Democrats are keenly aware of the danger in a senior revolt and note that AARP, the nation's largest seniors' lobby, would not have endorsed reforms if they hurt seniors.
But there's another danger to Democrats lurking in the bill - dissent toward the White House deal with the drug-makers. Many Democrats feel PhRMA got off easy by only having to kick in $80 billion in cuts toward health reform. Some liberal Democrats want to change the deal's terms and force the industry to sell drugs to the federal government at a discount.
PhRMA insists that would bump up the seniors' Medicare prescription drug premiums by 20 percent.

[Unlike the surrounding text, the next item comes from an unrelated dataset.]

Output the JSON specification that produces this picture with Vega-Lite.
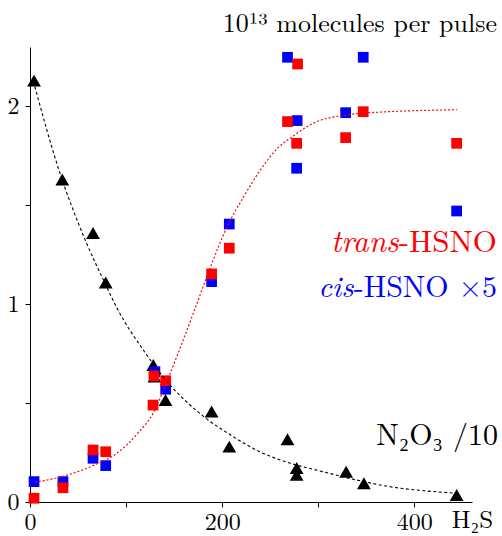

If the Senate includes the rebates, industry officials privately say that they'll consider running ads slamming senators for voting to increase seniors' drug costs.
"PhRMA would have to let people know the truth," said a senior pharmaceutical lobbyist. "I don't know why they would want to increase premiums."
Health fix fuels deficit worries
When Obama campaigned on enacting reform, he pledged to cut premiums, reduce the spiraling growth in medical costs and not add a dollar to the federal deficit.
It's not completely clear that he'll be able to accomplish any of those goals, and the public is catching on.
That's bad news indeed for Obama's efforts, especially at a time when voters already are giving him low marks for the sputtering economy and the 10 percent unemployment rate.
A Quinnipiac poll found that only 19 percent of voters believed Obama's pledge that health reform wouldn't boost the deficit in the next 10 years.
Doug Elmendorf, the Congressional Budget Office director, found that neither the House bill nor the Senate bill would add to the federal deficit. But federal spending for health care would go up under both bills in the next decade -- as much as $598 billion under the House bill over 10 years, roughly $85 billion in the Senate Finance Committee bill, the CBO said.
No one has been able to guarantee premiums won't rise. And there are serious questions about whether the bills go far enough to rein in costs.
That may explain why Democrats are now talking more about how the bills will expand coverage than about whether they will lower premiums for most families. And that's a big problem for the president and his congressional allies, given how uneasy independent voters and moderate Democrats feel about health care at this point.
In the absence of CBO data on premiums, expect Republicans to keep exploiting this weakness.
Chris Frates contributed to this story.